The theoretical framework for this study used the Socialization Content Model developed by Chao et al. (1994). The three survey instruments used were: The Socialization Content Scale, Affective Commitment Scale, and the Person-Environment Fit Scale. A demographic questionnaire was also utilized to collect respondent data.
The relationship between socialization content and affective organizational commitment were found to be mixed. Positive and slightly significant relationships were found between five of the six socialization content dimensions and three of the person-environment fit-types. A positive and significant relationship was found between affective organizational commitment and each of the three person-environment fit-types. One demographic variable was positively and significantly related to affective organizational commitment. There were mixed findings between the demographic variables and each person-environment fit-type variable.
The study implications provide evidence to support that recent college graduates perceive a level of commitment to the organization, albeit not strongly. However, when socialization content fosters a sense of person-environment fit, the degree of commitment among recent college graduates increases significantly. The findings also suggest that a multi-dimensional construct of person-environment fit is present in the workplace and that recent college graduates distinguish the organizational-unit from the job-unit in terms of socialization content.

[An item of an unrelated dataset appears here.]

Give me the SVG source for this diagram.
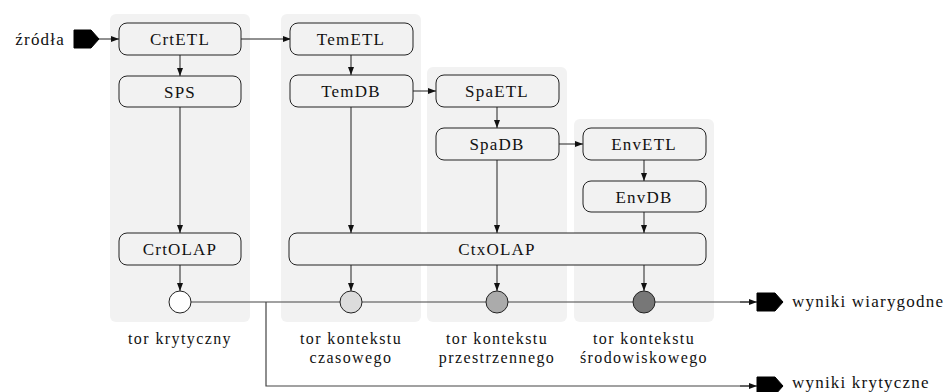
<svg xmlns="http://www.w3.org/2000/svg" width="952" height="392" viewBox="0 0 952 392">
  <defs>
    <style>
      .lane { fill: #f2f2f2; }
      .node rect { fill: #f2f2f2; stroke: #222; stroke-width: 1; }
      text { font-family: 'Liberation Serif', 'Times New Roman', serif; font-size: 17px; letter-spacing: 1.2px; fill: #111; text-anchor: middle; }
      .cap { font-size: 16px; letter-spacing: 1.4px; }
      .start { text-anchor: start; }
      .end { text-anchor: end; }
      .edge { fill: none; stroke: #222; stroke-width: 1; marker-end: url(#arr); }
      .bus { fill: none; stroke: #444; stroke-width: 1.2; }
      .tag { fill: #000; stroke: #000; stroke-width: 1; stroke-linejoin: round; }
      .dot { stroke: #222; stroke-width: 1; }
    </style>
    <marker id="arr" viewBox="0 0 8 6" refX="8" refY="3" markerWidth="8" markerHeight="6" markerUnits="userSpaceOnUse" orient="auto">
      <path d="M0,0 L8,3 L0,6 Z" fill="#111"/>
    </marker>
  </defs>

  <!-- lane backgrounds -->
  <g id="lanes">
    <rect class="lane" x="110" y="14" width="140" height="308" rx="6"/>
    <rect class="lane" x="281" y="14" width="140" height="308" rx="6"/>
    <rect class="lane" x="427" y="67" width="140" height="255" rx="6"/>
    <rect class="lane" x="574" y="119" width="140" height="203" rx="6"/>
  </g>

  <!-- connectors -->
  <g id="connectors">
    <path class="edge" d="M99,39 H119"/>
    <path class="edge" d="M241,39 H291"/>
    <path class="edge" d="M180,55 V76"/>
    <path class="edge" d="M180,107 V233"/>
    <path class="edge" d="M180,265 V291"/>
    <path class="edge" d="M351,55 V75"/>
    <path class="edge" d="M351,107 V233"/>
    <path class="edge" d="M413,91 H436"/>
    <path class="edge" d="M497,107 V128"/>
    <path class="edge" d="M497,160 V233"/>
    <path class="edge" d="M559,144 H583"/>
    <path class="edge" d="M644,160 V181"/>
    <path class="edge" d="M644,212 V233"/>
    <path class="edge" d="M351,265 V291"/>
    <path class="edge" d="M497,265 V291"/>
    <path class="edge" d="M644,265 V291"/>
    <path class="bus" d="M191,302 H751"/>
    <path class="edge" d="M740,302 H757"/>
    <path class="bus" d="M266,302 V386 H751"/>
    <path class="edge" d="M740,386 H757"/>
  </g>

  <!-- source / sink tags -->
  <g id="src">
    <path class="tag" d="M74,30 H91 L99,39 L91,48 H74 Z"/>
    <text class="end" x="65" y="45">źródła</text>
  </g>
  <g id="out-reliable">
    <path class="tag" d="M757,293 H775 L783,302 L775,311 H757 Z"/>
    <text class="start" x="792" y="307">wyniki wiarygodne</text>
  </g>
  <g id="out-critical">
    <path class="tag" d="M757,377 H775 L783,386 L775,395 H757 Z"/>
    <text class="start" x="792" y="388">wyniki krytyczne</text>
  </g>

  <!-- processing nodes -->
  <g id="CrtETL" class="node"><rect x="119" y="23" width="122" height="32" rx="8"/><text x="180" y="45">CrtETL</text></g>
  <g id="SPS" class="node"><rect x="119" y="76" width="122" height="31" rx="8"/><text x="180" y="98">SPS</text></g>
  <g id="CrtOLAP" class="node"><rect x="119" y="233" width="122" height="32" rx="8"/><text x="180" y="255">CrtOLAP</text></g>
  <g id="TemETL" class="node"><rect x="290" y="23" width="123" height="32" rx="8"/><text x="351" y="45">TemETL</text></g>
  <g id="TemDB" class="node"><rect x="290" y="75" width="123" height="32" rx="8"/><text x="351" y="97">TemDB</text></g>
  <g id="SpaETL" class="node"><rect x="436" y="75" width="123" height="32" rx="8"/><text x="497" y="97">SpaETL</text></g>
  <g id="SpaDB" class="node"><rect x="436" y="128" width="123" height="32" rx="8"/><text x="497" y="150">SpaDB</text></g>
  <g id="EnvETL" class="node"><rect x="583" y="128" width="123" height="32" rx="8"/><text x="644" y="150">EnvETL</text></g>
  <g id="EnvDB" class="node"><rect x="583" y="181" width="123" height="31" rx="8"/><text x="644" y="203">EnvDB</text></g>
  <g id="CtxOLAP" class="node"><rect x="289" y="233" width="417" height="32" rx="8"/><text x="497" y="255">CtxOLAP</text></g>

  <!-- merge points -->
  <g id="m-crt"><circle class="dot" cx="180" cy="302" r="11" fill="#ffffff"/></g>
  <g id="m-tem"><circle class="dot" cx="351" cy="302" r="11" fill="#dcdcdc"/></g>
  <g id="m-spa"><circle class="dot" cx="497" cy="302" r="11" fill="#ababab"/></g>
  <g id="m-env"><circle class="dot" cx="644" cy="302" r="11" fill="#777777"/></g>

  <!-- lane captions -->
  <g id="captions">
    <text class="cap" x="180" y="344">tor krytyczny</text>
    <text class="cap" x="351" y="344">tor kontekstu</text>
    <text class="cap" x="351" y="363">czasowego</text>
    <text class="cap" x="497" y="344">tor kontekstu</text>
    <text class="cap" x="497" y="363">przestrzennego</text>
    <text class="cap" x="644" y="344">tor kontekstu</text>
    <text class="cap" x="644" y="363">środowiskowego</text>
  </g>
</svg>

Considering the current economic climate and high rate of unemployment, which followed the study, the relationship between employer and recent college graduate may shift, yielding a different dynamic among the variables of socialization content, person-environment fit and organizational commitment. In light of an evolving global marketplace, organizations are encouraged to maintain a fluid response and be prepared to restructure socialization content that fosters positive fit perceptions, thereby ensuring a committed workforce capable of meeting market demand.